Friday, July 22, 2005

LexisNexis(TM) Academic - Document

Financial Times (London, England)

July 22, 2005 Friday
Asia Edition 1

SECTION: WORLD NEWS; Pg. 5

LENGTH: 408 words

HEADLINE: China to let companies give workers stocks and shares CORPORATE GOVERNANCE:

BYLINE: By GEOFF DYER

DATELINE: SHANGHAI

BODY:


China is planning to allow listed companies to award stock options and shares to senior executives and other employees, in its latest attempt to improve corporate governance on its scandal-ridden stockmarket.

Companies can award up to 10 per cent of their equity to employees in incentive schemes, according to draft rules circulated by the China Securities Regulatory Commission (CSRC), the stockmarket regulator.

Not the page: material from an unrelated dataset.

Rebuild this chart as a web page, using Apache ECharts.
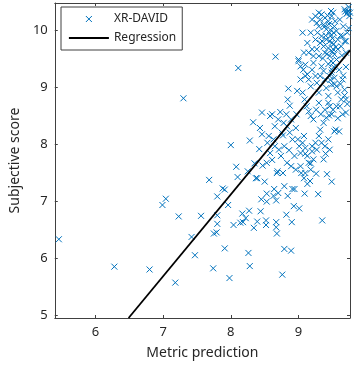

The incentives are the latest in a flurry of announcements from the CSRC aimed at boosting credibility in the market, which has fallen about 45 per cent from its high in 2001. The government hopes stock options and shares will make company boards and senior managers more attentive to the performance of the share price.

The Shanghai composite index, which closed at 1,020.6 points yesterday, is now dangerously close to the 1,000 level which is a psychologically important barrier for the authorities. Having fallen 15 per cent last year, the market is 20 per cent lower so far this year.

In recent weeks the market has been awash with new rumours of a large package of government support for equities, which some analysts say have been circulated to stop the index from falling further.

According to Fraser Howie, Hong Kong-based author of a book on the Chinese stockmarket, listed companies used to award shares to employees but the practice was stopped because of fears it would lead to manipulation of the market and back-door privatisations. Similar fears prompted the government to halt management buyouts of large companies last year.

The draft rules about awards of shares, stock options and warrants apply only to companies that have converted any non-tradeable shares into tradeable stocks.

In a separate initiative aimed at improving corporate governance, the CSRC is pushing companies to unwind their huge holdings of non-tradeable shares, which account for two-thirds of the equity of listed companies and are mostly state-owned.

Cao Fengqi, director of the Finance and Securities Research Center at Beijing University, said stock incentives were an important step.

"Theoretically, they should help in terms of improving corporate governance," he said.

However, he said the Chinese market was not mature enough to price stock options accurately and the incentives would have an impact only in some companies.

"If the governance structure is not good and it is a bad company, then the stock incentive policy will not do much," he said.